Date Normalization¶
Overview¶
Date normalization converts written date expressions into their spoken form for TTS. It supports multiple common date formats, bilingual output for English and Malay, and automatic disambiguation between DD/MM and MM/DD formats.
Dates are extracted as entities early in the pipeline to prevent the fraction normalizer from misinterpreting date separators (e.g., 15/08 as a fraction).
Supported Formats¶
| Format | Example | Notes |
|---|---|---|
| DD/MM/YYYY | 15/08/2025 |
Day first when day > 12 |
| MM/DD/YYYY | 08/15/2025 |
Month first when month <= 12 |
| YYYY-MM-DD | 2025-08-15 |
ISO format |
| DD Month YYYY | 15 August 2025 |
Full or abbreviated month names |
| Month DD, YYYY | August 15, 2025 |
Full or abbreviated month names |
Month abbreviations are also recognized: Jan, Feb, Mar, Apr, May, Jun, Jul, Aug, Sep, Oct, Nov, Dec.
DD/MM vs MM/DD Ambiguity¶
When the slash format is used and the first number is greater than 12, it is unambiguously treated as DD/MM/YYYY (day/month/year). When both numbers are 12 or less, the format is treated as MM/DD/YYYY.
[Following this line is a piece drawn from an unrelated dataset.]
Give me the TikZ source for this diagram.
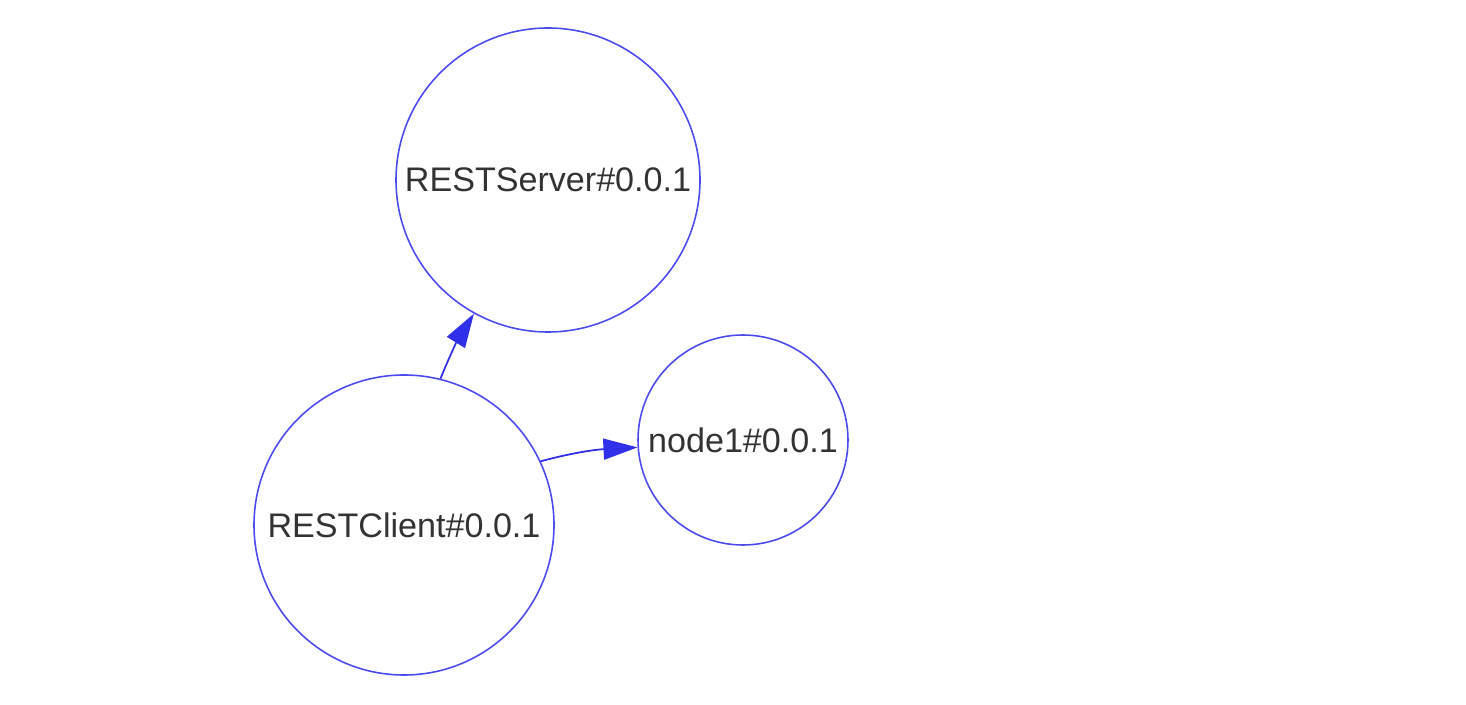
\documentclass[tikz,border=0pt]{standalone}
\usepackage{fontspec}
\setmainfont{Liberation Sans}
\usetikzlibrary{arrows.meta}
\definecolor{ringblue}{HTML}{4B4BF0}
\definecolor{tipblue}{HTML}{3030EA}
\definecolor{labelgray}{HTML}{333333}
\begin{document}
\begin{tikzpicture}[
      service/.style={circle, draw=ringblue, line width=0.9pt, inner sep=0pt,
        text=labelgray, font=\fontsize{19.4}{23}\selectfont},
      depends/.style={line width=1pt, tipblue,
        -{Triangle[length=0.68cm, width=0.42cm]}}
    ]
    \useasboundingbox (0,0) rectangle (29.32,14.08);
    % Services
    \node[service, minimum size=6.08cm] (server) at (10.96,10.48) {RESTServer\#0.0.1};
    \node[service, minimum size=6.0cm]  (client) at (8.08,3.58) {RESTClient\#0.0.1};
    \node[service, minimum size=4.2cm]  (node1)  at (14.86,5.28) {node1\#0.0.1};

    % Dependencies
    \draw[depends] (client.76) to[out=68, in=238] (server.241);
    \draw[depends] (client.25) to[out=15, in=183] (node1.184);
  \end{tikzpicture}
\end{document}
| Input | Interpretation | Reason |
|---|---|---|
15/08/2025 |
DD/MM/YYYY | 15 cannot be a month |
08/15/2025 |
MM/DD/YYYY | 15 cannot be a month |
05/08/2025 |
MM/DD/YYYY | Ambiguous -- defaults to MM/DD |
English Output¶
from revo_norm import normalize_text
# Slash format (DD/MM, day > 12)
normalize_text("15/08/2025", language="en")
# "fifteen of August two thousand twenty five"
# Slash format (MM/DD, ambiguous)
normalize_text("08/15/2025", language="en")
# "August fifteen, two thousand twenty five"
# ISO format (YYYY-MM-DD)
normalize_text("2025-08-15", language="en")
# "August the fifteenth, two thousand twenty five"
Malay Output¶
Malay uses localized month names and Malay number-to-words conversion.
Malay Month Names¶
| Number | English | Malay |
|---|---|---|
| 01 | January | Januari |
| 02 | February | Februari |
| 03 | March | Mac |
| 04 | April | April |
| 05 | May | Mei |
| 06 | June | Jun |
| 07 | July | Julai |
| 08 | August | Ogos |
| 09 | September | September |
| 10 | October | Oktober |
| 11 | November | November |
| 12 | December | Disember |
from revo_norm import normalize_text
# Slash format (DD/MM)
normalize_text("15/08/2025", language="ms")
# "lima belas Ogos dua ribu dua puluh lima"
# Slash format (MM/DD, ambiguous)
normalize_text("08/15/2025", language="ms")
# "Ogos lima belas, dua ribu dua puluh lima"
# ISO format (YYYY-MM-DD)
normalize_text("2025-08-15", language="ms")
# "lima belas Ogos dua ribu dua puluh lima"
How to Disable¶
from revo_norm import normalize_text
# Disable date normalization
result = normalize_text("15/08/2025", language="en", disable=["dates"])
# The date is still extracted as an entity for protection,
# but restored as the original text instead of spoken form.
# Use minimal profile (dates not spoken)
result = normalize_text("15/08/2025", language="en", profile="minimal")
When dates are disabled, they are still extracted from the text to protect them from being mangled by other normalizers (e.g., the fraction normalizer). However, they are restored as their original text rather than converted to spoken form.
Edge Cases¶
- Two-digit years:
15/08/25is matched, but four-digit years produce better spoken output. - Single-digit day/month:
5/8/2025is recognized the same as05/08/2025. - Month name variations: Both
AugandAugustare recognized. The full name is used in output. - Trailing dot on month:
Aug. 15, 2025is recognized. - Date vs fraction conflict: Dates are extracted before fractions run, so
15/08/2025is never misinterpreted as a fraction. - Dates in URLs: URL extraction runs before date extraction, so dates inside URLs are handled as part of the URL, not as standalone dates.